Horseshoe Hill Restaurant, Spears’ celebrated chicken-fried steak cafe in the Stockyards, is closed for now after a split between Spears and Weatherford rancher Jed Watje.
The restaurant had already announced it would be closed Sept. 1-10 for filming of Paramount’s “Y: 1883” Yellowstone series in the 200 block of West Exchange Avenue.
But visitors last weekend found a printed notice on the door saying Spears was barred from the property as of Aug, 24.
On Saturday, the celebrity chef took to Facebook, posting a 675-word missive saying Horseshoe Hill would be closed three weeks and “we had planned this for months.”
The restaurant has been “kidnapped,” he wrote, and he hinted at legal action to return.
Watje said in a text message that “there isn’t anything to update on as of yet,” and that he would respond “as we go forward.”
Horseshoe Hill opened in 2015 and immediately won Texas Monthly’s praise for Spears’ take on chicken-fried steaks served five ways.
As of Saturday, the restaurant’s Facebook page had not been updated since July 30.
Spears was the founding chef at Reata, leaving in 2000.
Horseshoe Hill has been one of his longer-lasting restaurants after shorter stints at his namesake Grady’s in Fort Worth and Grady’s Line Camp in Tolar, among several stops around the state.
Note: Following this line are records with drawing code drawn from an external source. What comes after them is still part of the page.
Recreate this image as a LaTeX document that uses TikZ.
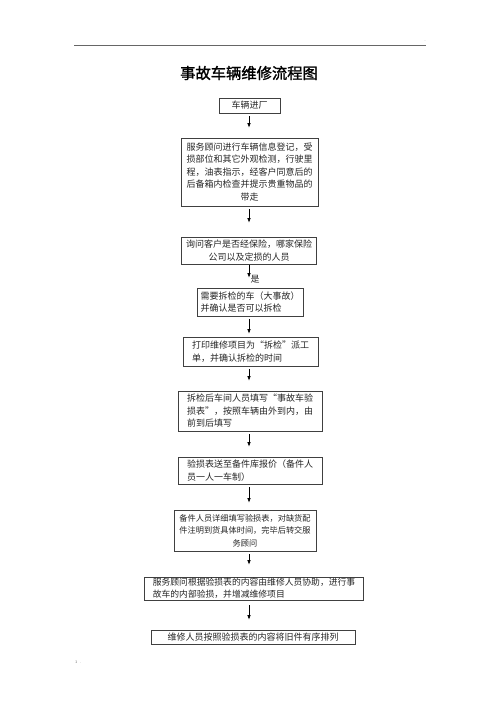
\documentclass[tikz,border=0pt]{standalone}
\usepackage{fontspec}
\newfontfamily\cjk{Noto Sans CJK SC}
\newfontfamily\cjkbold[FakeBold=1.5]{Noto Sans CJK SC}
\usetikzlibrary{arrows.meta}

\tikzset{
  stepbox/.style={draw=black!75, line width=0.6pt, inner sep=0pt, text=black!85,
    font=\cjk\fontsize{9}{12.5}\selectfont},
  flowarrow/.style={-{Latex[length=4.5pt,width=3.5pt]}, line width=0.6pt,
    shorten <=3pt, shorten >=10pt},
}

\begin{document}
\begin{tikzpicture}[x=1pt, y=-1pt]

\fill [white] (0,0) rectangle (500,708);

% page rule and marks
\draw [black!60, line width=0.6pt] (74,45) -- (426,45);
\node [font=\tiny, text=black!50] (dot) at (425,41) {.};
\node [font=\fontsize{4}{5}\selectfont, text=black!60] (pageno) at (78,662) {1 .};

\node [font=\cjkbold\fontsize{15.3}{18}\selectfont] (title) at (249,73) {事故车辆维修流程图};

% boxes
\node [stepbox, minimum width=61, minimum height=15] (enter) at (249.5,105.5) {车辆进厂};
\node [stepbox, minimum width=137, minimum height=68, align=center] (register) at (249.5,172)
  {服务顾问进行车辆信息登记，受\\损部位和其它外观检测，行驶里\\程，油表指示，经客户同意后的\\后备箱内检查并提示贵重物品的\\带走};
\node [stepbox, minimum width=135, minimum height=27, align=center] (insure) at (249,250.5)
  {询问客户是否经保险，哪家保险\\公司以及定损的人员};
\node [stepbox, minimum width=106, minimum height=28, align=left] (dismantle) at (250,302)
  {需要拆检的车（大事故）\\并确认是否可以拆检};
\node [stepbox, minimum width=135, minimum height=29, align=left] (order) at (250.5,351.5)
  {打印维修项目为“拆检”派工\\单，并确认拆检的时间};
\node [stepbox, minimum width=144, minimum height=40, align=left] (sheet) at (250,411)
  {拆检后车间人员填写“事故车验\\损表”，按照车辆由外到内，由\\前到后填写};
\node [stepbox, minimum width=144, minimum height=27, align=left] (quote) at (250,470.5)
  {验损表送至备件库报价（备件人\\员一人一车制）};
\node [stepbox, minimum width=142, minimum height=41, align=center,
  font=\cjk\fontsize{8.2}{12.5}\selectfont] (parts) at (245,530.5)
  {备件人员详细填写验损表，对缺货配\\件注明到货具体时间，完毕后转交服\\务顾问};
\node [stepbox, minimum width=219, minimum height=23, align=left,
  font=\cjk\fontsize{8.8}{12}\selectfont] (inspect) at (254,588.5)
  {服务顾问根据验损表的内容由维修人员协助，进行事\\故车的内部验损，并增减维修项目};
\node [stepbox, minimum width=204, minimum height=14] (sort) at (253,637)
  {维修人员按照验损表的内容将旧件有序排列};

% arrows
\coordinate (axis) at (249,0);
\draw [flowarrow] (enter.south -| axis) -- (register.north -| axis);
\draw [flowarrow, shorten >=14pt] (register.south -| axis) -- (insure.north -| axis);
\draw [flowarrow, shorten <=0.5pt] (insure.south -| axis) -- (dismantle.north -| axis);
\draw [flowarrow, shorten >=3pt] (dismantle.south -| axis) -- (order.north -| axis);
\draw [flowarrow] (order.south -| axis) -- (sheet.north -| axis);
\draw [flowarrow] (sheet.south -| axis) -- (quote.north -| axis);
\draw [flowarrow, shorten >=7pt] (quote.south -| axis) -- (parts.north -| axis);
\draw [flowarrow, shorten >=12pt] (parts.south -| axis) -- (inspect.north -| axis);
\draw [flowarrow, shorten <=5pt] (inspect.south -| axis) -- (sort.north -| axis);

\node [font=\cjk\fontsize{9}{10}\selectfont, text=black!85] (yes) at (255,279) {是};

\end{tikzpicture}
\end{document}
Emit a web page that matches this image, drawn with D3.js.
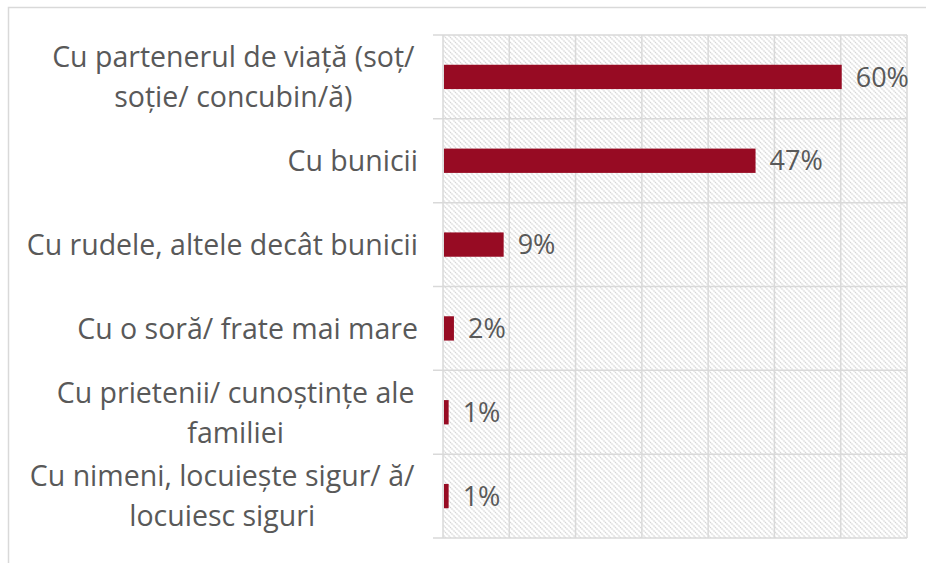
<!DOCTYPE html>
<html>
<head>
<meta charset="utf-8">
<script src="https://cdn.jsdelivr.net/npm/d3@7"></script>
<style>
  body { margin: 0; background: #fff; }
  svg { display: block; }
  text { font-family: "Open Sans", sans-serif; fill: #595959; }
</style>
</head>
<body>
<svg id="chart"></svg>
<script>
// categories, top to bottom (each entry = wrapped lines)
const categories = [
    ["Cu partenerul de viață (soț/", "soție/ concubin/ă)"],
    ["Cu bunicii"],
    ["Cu rudele, altele decât bunicii"],
    ["Cu o soră/ frate mai mare"],
    ["Cu prietenii/ cunoștințe ale", "familiei"],
    ["Cu nimeni, locuiește sigur/ ă/", "locuiesc siguri"]
];
const values = [60, 47, 9, 1.5, 0.7, 0.7];   // percent
const xTicks = [0, 10, 20, 30, 40, 50, 60, 70];

const W = 926, H = 563;
const margin = { top: 35, right: 19, bottom: 25, left: 443 };
const width = W - margin.left - margin.right;
const height = H - margin.top - margin.bottom;

const svg = d3.select("#chart").attr("width", W).attr("height", H);

// hatch pattern for plot background
const defs = svg.append("defs");
const pat = defs.append("pattern")
    .attr("id", "hatch")
    .attr("patternUnits", "userSpaceOnUse")
    .attr("width", 5).attr("height", 5);
pat.append("path")
    .attr("d", "M-1,-1 L6,6 M-1,4 L1,6 M4,-1 L6,1")
    .attr("stroke", "#d6d6d6")
    .attr("stroke-width", 1.3)
    .attr("stroke-dasharray", "1.5 0.6");

// outer frame (top + left)
svg.append("path")
    .attr("d", `M8.5,${H} L8.5,7.5 L${W},7.5`)
    .attr("fill", "none")
    .attr("stroke", "#d9d9d9")
    .attr("stroke-width", 1.5);

const g = svg.append("g").attr("transform", `translate(${margin.left},${margin.top})`);

const x = d3.scaleLinear().domain([0, 70]).range([0, width]);
const y = d3.scaleBand().domain(d3.range(categories.length)).range([0, height]).paddingInner(0.71).paddingOuter(0.355);
const yb = d3.scaleBand().domain(d3.range(categories.length)).range([0, height]);

g.append("rect")
    .attr("width", width).attr("height", height)
    .attr("fill", "url(#hatch)");

// vertical gridlines
g.append("g")
    .selectAll("line")
    .data(xTicks)
    .join("line")
    .attr("x1", d => x(d)).attr("x2", d => x(d))
    .attr("y1", 0).attr("y2", height)
    .attr("stroke", "#d9d9d9")
    .attr("stroke-width", 1.5);

// category boundary lines with tick marks
const bounds = d3.range(categories.length + 1).map(i => i * yb.step());
g.append("g")
    .selectAll("line")
    .data(bounds)
    .join("line")
    .attr("x1", -10).attr("x2", width)
    .attr("y1", d => d).attr("y2", d => d)
    .attr("stroke", "#d9d9d9")
    .attr("stroke-width", 1.5);

// bars
g.append("g")
    .selectAll("rect")
    .data(values)
    .join("rect")
    .attr("x", x(0) + 1)
    .attr("y", (d, i) => y(i))
    .attr("width", d => x(d) - x(0))
    .attr("height", y.bandwidth())
    .attr("fill", "#970b23");

// value labels
g.append("g")
    .selectAll("text")
    .data(values)
    .join("text")
    .attr("x", d => x(d) + 15)
    .attr("y", (d, i) => y(i) + y.bandwidth() / 2)
    .attr("dy", "0.36em")
    .style("font-size", "27px")
    .text(d => Math.round(d) + "%");

// category labels (lines centred in a right-aligned block)
const labelRight = -25;
const lineH = 40;
const spaceW = 7;   // wrapped lines keep their trailing space
const lab = g.append("g")
    .selectAll("text")
    .data(categories)
    .join("text")
    .style("font-size", "28.5px")
    .attr("text-anchor", "middle");

lab.each(function (lines, i) {
    const t = d3.select(this);
    const cy = yb(i) + yb.step() / 2;
    const y0 = cy - (lines.length - 1) * lineH / 2;
    lines.forEach((l, k) => {
        t.append("tspan").attr("y", y0 + k * lineH).attr("dy", "0.36em").text(l);
    });
    let maxW = 0;
    t.selectAll("tspan").each(function (d, k) {
        const extra = k < lines.length - 1 ? spaceW : 0;
        maxW = Math.max(maxW, this.getComputedTextLength() + extra);
    });
    t.selectAll("tspan").attr("x", labelRight - maxW / 2);
});
</script>
</body>
</html>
According to photos shared on Facebook, Watje’s letter posted on the door Aug. 24 carried the headline “Eviction Notice” but did not say the restaurant was closing.
“Grady Spears does not have a lease in place” for the property, it read, and he “will not be allowed on premises.”
The street is closed by Fort Worth police during the “Y: 1883” filming, so the sign is not accessible to the public. But Spears described it in his Facebook post.
“The employees were told we are closing,” he wrote. “My staff called me and I instructed them to leave.”
Spears wrote that he is “being bullied!”
His long history of kitchen brilliance that made him friends with top Texas celebrities, but he also has a peripatetic history of opening and closing restaurants.
Horseshoe Hill was listed in Texas Monthly magazine’s “Where to Eat Now” in 2016, including praise for the “golden, extravagantly battered chicken-fried steaks ... sizzling, scandalously fat-ribboned aged ribeyes ... [and] light, fluffy calf fries.”
An accusation of aggravated assault against a family member in 2018 was dismissed in 2020, according to Tarrant County records. Spears had agreed to complete a 27-week Partner Abuse Intervention Program in Denton County, according to the memo of an agreement between prosecutors and Spears’ attorney.